7 thoughts on “Merit Pay

  1. There is accountability in education. Parents, administration, state/national pressure, students (students know when they are not getting the best education), and personal reputation (most teachers are highly reflective and most want to do a good job) make teachers accountable. Work does not end in the classroom. After work is filled with meeting with students, revising lesson plans, grading papers, and teaching sports/ other activities. Nights are not always family time as a good teacher will be trying to think about how to help students that are struggling while recreating lesson plans. When I began teaching it was a 20+ hour a day job that went 7 days a week. After developing arts integrated, student centered lesson the day was still long. Even experienced teachers are in the building from 5 am to 5 pm. Teachers do not get pay bonuses for doing a better job, instead in the city they often get put with more challenging classes. Teachers do not have to only worry about themselves either, they have to worry about the 100+ kids they are teaching, the students they taught, and the students they help with after school programming. Summers are not always vacations because often they are filled with work to be done including summer school and professional development.

    I took a break from teaching and was able to work a job, develop a NPO from the ground-up, train and run a half marathon a month, and work an internship to build abilities that I wanted to gain.

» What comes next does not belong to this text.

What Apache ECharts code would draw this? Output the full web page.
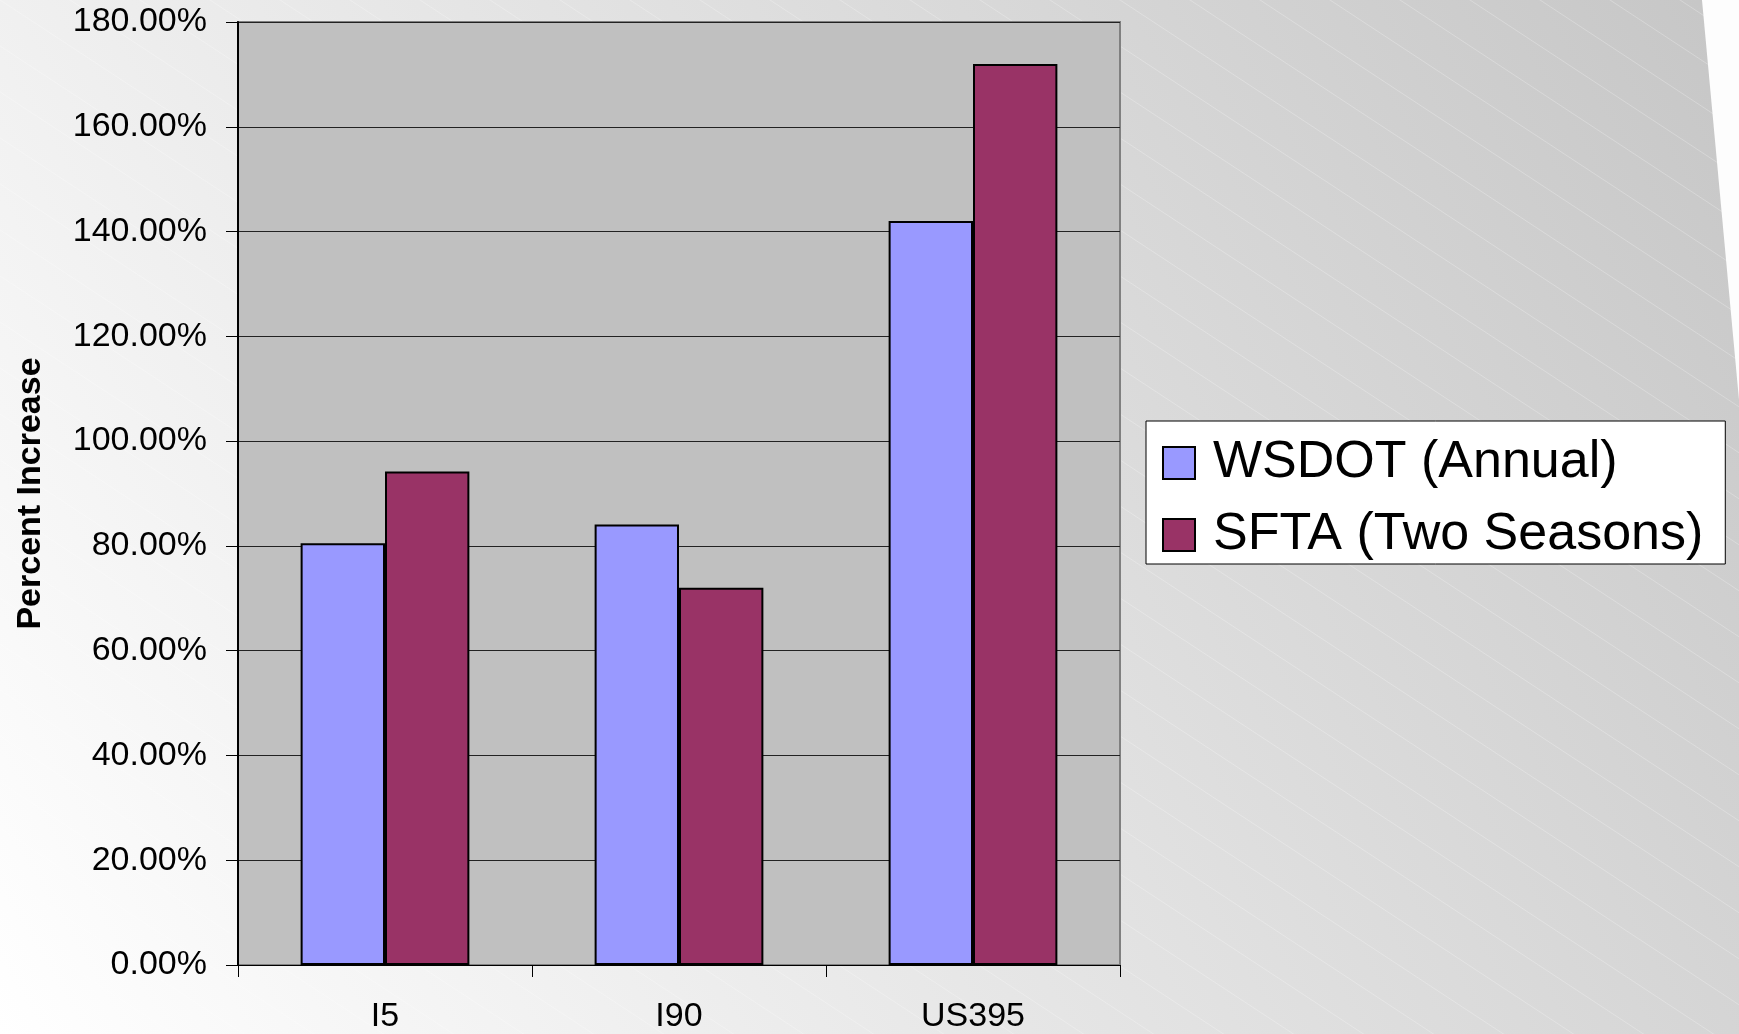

All that being said I still was able to sleep 8 hours a night and feel much more refreshed then when teaching. Teachers work hard and put so much into their job.

  2. pg,

    My daughter goes to what is termed an “alternative school” in Seattle. It is loosely based on the idea of Summerhill, a student centered, project based program.

    The approach of this sort of education is that there is more than one way to solve a problem, that what inspires learning is starting with what the student can see, is interested in and then allowing the student to take it from there.

    It has nothing to do with mindless drilling of facts and numbers that get memorized for a test and then quickly forgotten.

    It has to do with critical thinking and finding creative solutions to an intellectual challenge.

    And actually, teachers put in many more hours than you might be aware of. They stay after school to grade papers and put together lesson plans, they fund raise for their classes so that they can take field trips, they scour flea markets and discount stores looking for things that they can use in their classrooms.

    Attacking a union, particularly the teacher’s union, is not the way to solve what many people are painting as a disparity in education.

    I refer to it as an “opportunity gap” between the have’s and the have not’s. If a child is not ready to learn; a child who might be hungry, distracted by family matters, tired from something that might have happened at home, cold because they don’t have enough to wear, then other actions must be taken to ensure that the child is focused and energetic and ready to take on whatever the teacher has to offer. Then the teacher can be “effective”.

    Blaming it on teachers is not understanding the underlying problems that are created by poverty.

    Unions are an important way to ensure fairness and protections from the whims of employers. It is also a way to ensure that we continue to have a middle class in this country, a place where many of us can be.

    You take away unions and you take away the middle class.

    You take away the middle class and then there is no one to buy your goods or services.

    That would leave us with nothing in the end and an even less educated class of Americans who are not able to think for themselves which is not a good thing unless that’s what you want.

  3. Interesting web site… It appears you are against charter schools, against merit pay, against testing.
    What is your solution? More of the same?
    Teachers want to be treated like professionals, but don’t want any accoutability that is routine to other professionals. They want a comparable salary, but don’t want to put in the same hours. The national average for teacher salary is $56,000. Not to bad for a job with over 13 weeks of vacation.
    If the NEA is interested in nothing but business as usual, how do we get out of the tail spin?